Al menos esto han dicho los responsables, tanto los organizadores neozelandeses como el Ayuntamiento de Barcelona. Lo han dicho, eso sí, justo antes de añadir que, sin embargo, curiosamente, no volverá a celebrarse en Barcelona. Según Jordi Valls, teniente de alcalde de Economía, Hacienda, Promoción Económica y Turismo, "a la Copa América le ha ido muy bien, y a Barcelona, también". Para celebrarlo, las dos afortunadas partes han decidido hacer "un acuerdo de desconexión amigable". Está muy bien. El CEO de la Copa América, Grant Dalton, se mostró agradecido a las autoridades barcelonesas y afirmó que, tras el éxito obtenido en la capital catalana, era hora de buscar nuevas sedes para el evento. El abuso de los eufemismos lleva a momentos de una remarcable comicidad involuntaria.
Tal vez, precisamente el triunfalismo y la falta de conexión con los ciudadanos hayan tenido algo que ver con esta curiosa modalidad de éxito, que lleva a no repetir la experiencia de lo bien que ha ido. Contra lo que piensan muchos políticos, presentar una ciudad como un escenario, sea de lo que sea, no es una idea ilusionante, porque si la ciudad es un escenario, significa que los ciudadanos son los figurantes. Y a nadie le gusta estar figurando en su casa. Sobre todo cuando la obra que tiene que representarse se publicita –pongamos por caso– con un desfile de alta costura en el Parc Güell en el que los selectos invitados se dedican a enseñar distinguidamente el culo a los ciudadanos que protestan. O cuando se tiene el desacierto de cerrar partes de la ciudad para celebraciones de la Copa América, justo después de que ya se cerrara el Passeig de Gràcia para convertirlo en pista de exhibición de Fórmula 1 (otra forma de escenario). Nada de todo esto es estimulante, ni agradable, ni mejora la vida de nadie, ni sitúa a la ciudad en ningún lugar verdaderamente relevante. A lo sumo, habrá una retahíla de impactos en las redes y en algunos medios extranjeros, en los que la ciudad sea mencionada como el lugar donde ha ocurrido tal cosa. Pero eso no la convierte en referente de nada, si no es del turismo de masas que, por lo que se puede deducir de los discursos del alcalde Collboni y el president Illa, quiere atraerse aún más masivamente. Si este es el objetivo, quizás sí que debe hacerse a golpe de eventos pomposos, ruidos y vacíos. Pero quizás no sea el camino más interesante para una ciudad que en otros momentos se ha permitido soñar planteamientos más ambiciosos. La Copa América estaba bien para políticos como Rita Barberá o Eduardo Zaplana, y ahora, como María José Catalá y Carlos Mazón, que se frotan las manos pensando en el probable regreso de esta competición a Valencia (donde, en 2010, dejó un agujero en el erario público que no se acabó de saldar hasta el año pasado).

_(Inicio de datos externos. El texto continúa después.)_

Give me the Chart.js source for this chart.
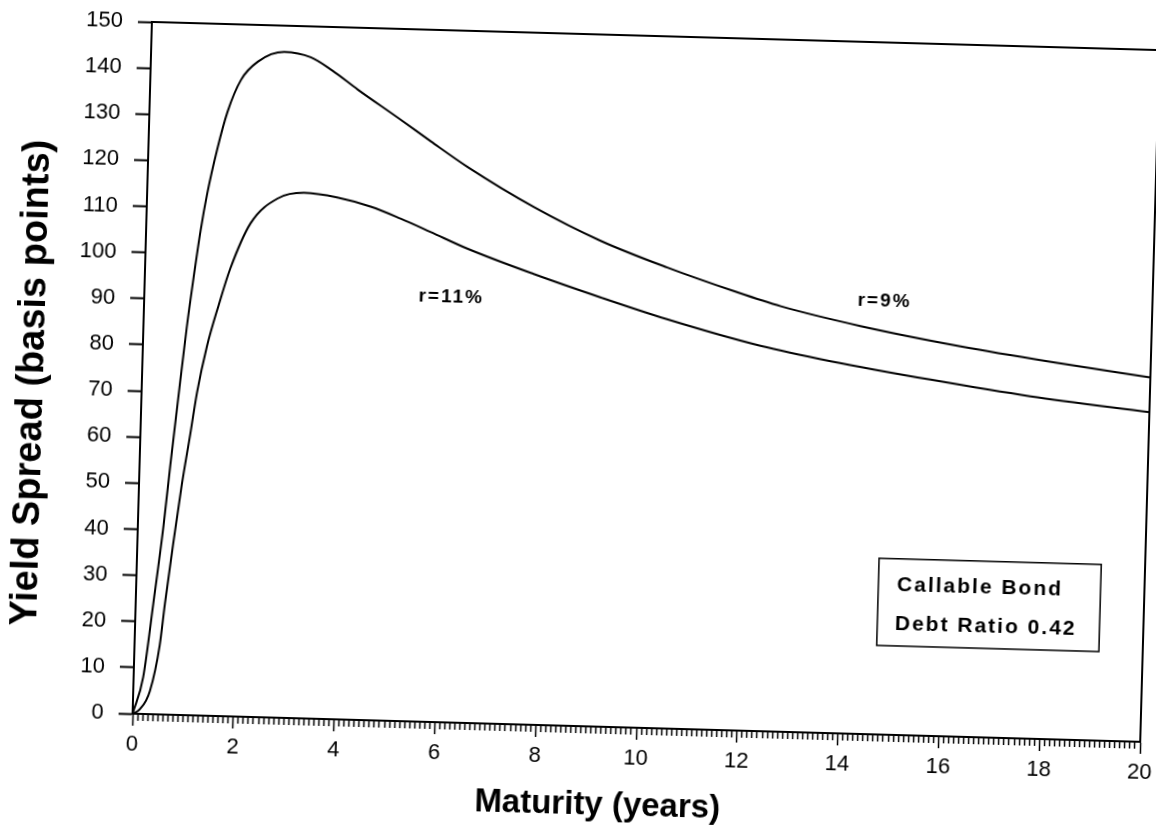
<!DOCTYPE html>
<html>
<head>
<meta charset="utf-8">
<script src="https://cdn.jsdelivr.net/npm/chart.js@4"></script>
<style>
html, body { margin:0; padding:0; width:1156px; height:837px; overflow:hidden; background:#fff; }
#wrap { position:absolute; left:-22px; top:-21px; width:1200px; height:880px; transform:rotate(1.6deg); transform-origin:50% 50%; }
canvas { display:block; }
</style>
</head>
<body>
<div id="wrap"><canvas id="c" width="1200" height="880"></canvas></div>
<script>
// ---- data ----
const maturityR9 = [0, 0.19, 0.35, 0.51, 0.61, 0.75, 0.86, 0.97, 1.08, 1.19, 1.37, 1.55, 1.8, 2.12, 2.64, 3.17, 3.6, 4.12, 4.95, 5.6, 6.34, 7.68, 9.02, 10.36, 11.69, 12.63, 14.22, 16.22, 18.22, 20];
const spreadR9   = [0, 8, 24, 41, 54, 71, 84, 95, 105, 113, 123, 131, 138, 142, 144.3, 143.3, 140.6, 136.6, 130.6, 125.8, 120.5, 112.2, 105.3, 99.9, 95.2, 92.2, 88.4, 84.6, 81.5, 79];
const maturityR11 = [0, 0.14, 0.33, 0.5, 0.58, 0.71, 0.85, 0.99, 1.1, 1.27, 1.48, 1.69, 2.07, 2.59, 3.11, 3.77, 4.44, 5.04, 5.64, 6.38, 7.71, 9.06, 10.38, 12.25, 13.65, 15.64, 17.63, 20];
const spreadR11   = [0, 1, 5, 15, 24, 37, 50, 61, 70, 80, 89, 97, 107, 112.5, 113.9, 113.1, 111.3, 108.9, 106.2, 102.8, 97.7, 93, 88.7, 83.5, 80.6, 77.2, 74.2, 71.5];
const xMajorTicks = [0, 2, 4, 6, 8, 10, 12, 14, 16, 18, 20];
const yTickValues = [0, 10, 20, 30, 40, 50, 60, 70, 80, 90, 100, 110, 120, 130, 140, 150];
const seriesLabels = ['r=9%', 'r=11%'];
const boxLines = ['Callable Bond', 'Debt Ratio 0.42'];
const xTitle = 'Maturity (years)';
const yTitle = 'Yield Spread (basis points)';

const isMajor = v => xMajorTicks.some(m => Math.abs(m - v) < 1e-6);
const FONT = '"Liberation Sans", Arial, Helvetica, sans-serif';

const overlay = {
  id: 'overlay',
  afterDraw(chart) {
    const { ctx, chartArea: a, scales: { x, y } } = chart;
    ctx.save();
    ctx.strokeStyle = '#000';
    ctx.fillStyle = '#000';
    // frame: top and right
    ctx.lineWidth = 2;
    ctx.beginPath();
    ctx.moveTo(a.left, a.top);
    ctx.lineTo(a.right, a.top);
    ctx.lineTo(a.right, a.bottom);
    ctx.stroke();

    // curve labels
    ctx.font = 'bold 19px ' + FONT;
    try { ctx.letterSpacing = '2px'; } catch (e) {}
    ctx.textBaseline = 'middle';
    ctx.textAlign = 'left';
    ctx.fillText(seriesLabels[1], x.getPixelForValue(5.44), y.getPixelForValue(92.1));
    ctx.fillText(seriesLabels[0], x.getPixelForValue(14.15), y.getPixelForValue(93.9));

    // info box
    const bx1 = x.getPixelForValue(14.72), bx2 = x.getPixelForValue(19.13);
    const by1 = y.getPixelForValue(38.2), by2 = y.getPixelForValue(19.3);
    ctx.lineWidth = 1.5;
    ctx.strokeRect(bx1, by1, bx2 - bx1, by2 - by1);
    ctx.font = 'bold 21px ' + FONT;
    ctx.fillText(boxLines[0], x.getPixelForValue(15.09), y.getPixelForValue(32.5));
    ctx.fillText(boxLines[1], x.getPixelForValue(15.07), y.getPixelForValue(24.0));

    // axis titles
    try { ctx.letterSpacing = '0px'; } catch (e) {}
    ctx.textAlign = 'center';
    ctx.font = 'bold 33px ' + FONT;
    ctx.fillText(xTitle, a.left + 467, a.bottom + 79);
    ctx.save();
    ctx.translate(a.left - 109, a.top + 364);
    ctx.rotate(-Math.PI / 2);
    ctx.font = 'bold 38px ' + FONT;
    ctx.fillText(yTitle, 0, 0);
    ctx.restore();
    ctx.restore();
  }
};

new Chart(document.getElementById('c'), {
  type: 'line',
  data: {
    datasets: [
      { label: seriesLabels[0], data: maturityR9.map((m, i) => ({ x: m, y: spreadR9[i] })),
        borderColor: '#000', borderWidth: 2, pointRadius: 0, fill: false, cubicInterpolationMode: 'monotone' },
      { label: seriesLabels[1], data: maturityR11.map((m, i) => ({ x: m, y: spreadR11[i] })),
        borderColor: '#000', borderWidth: 2, pointRadius: 0, fill: false, cubicInterpolationMode: 'monotone' }
    ]
  },
  options: {
    responsive: false,
    animation: false,
    events: [],
    layout: { padding: { left: 0, right: 29, top: 55, bottom: 0 } },
    plugins: { legend: { display: false }, tooltip: { enabled: false } },
    scales: {
      x: {
        type: 'linear', min: 0, max: 20, position: 'bottom',
        afterFit: s => { s.height = 133; },
        border: { display: true, color: '#000', width: 2 },
        grid: {
          drawOnChartArea: false, drawTicks: true, tickLength: 12, tickColor: '#000', tickWidth: 1.5,
          tickBorderDash: c => (c.tick && isMajor(c.tick.value)) ? [] : [6, 100]
        },
        ticks: {
          stepSize: 0.1, maxTicksLimit: 400, autoSkip: false, maxRotation: 0, minRotation: 0,
          padding: 6, color: '#000', font: { family: FONT, size: 22 },
          callback: v => isMajor(v) ? String(Math.round(v)) : ''
        }
      },
      y: {
        min: 0, max: 150,
        afterFit: s => { s.width = 163; },
        afterBuildTicks: s => { s.ticks = yTickValues.map(v => ({ value: v })); },
        border: { display: true, color: '#000', width: 2 },
        grid: { drawOnChartArea: false, drawTicks: true, tickLength: 14, tickColor: '#000', tickWidth: 2 },
        ticks: { padding: 15, color: '#000', font: { family: FONT, size: 22 } }
      }
    }
  },
  plugins: [overlay]
});
</script>
</body>
</html>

Los gobernantes de Barcelona viven bajo el síndrome del 92. Se quiere repetir como sea el éxito de los Juegos Olímpicos, lo que los lleva a la invención de verdaderos despropósitos como el Fòrum de les Cultures de 2004, o a la sobreactuación a cuenta de propuestas, digamos no muy bien calibradas, como la de la Copa América. Aunque, para ser justos, no ha desagradado a todo el mundo: en Foment del Treball estaban entusiasmados.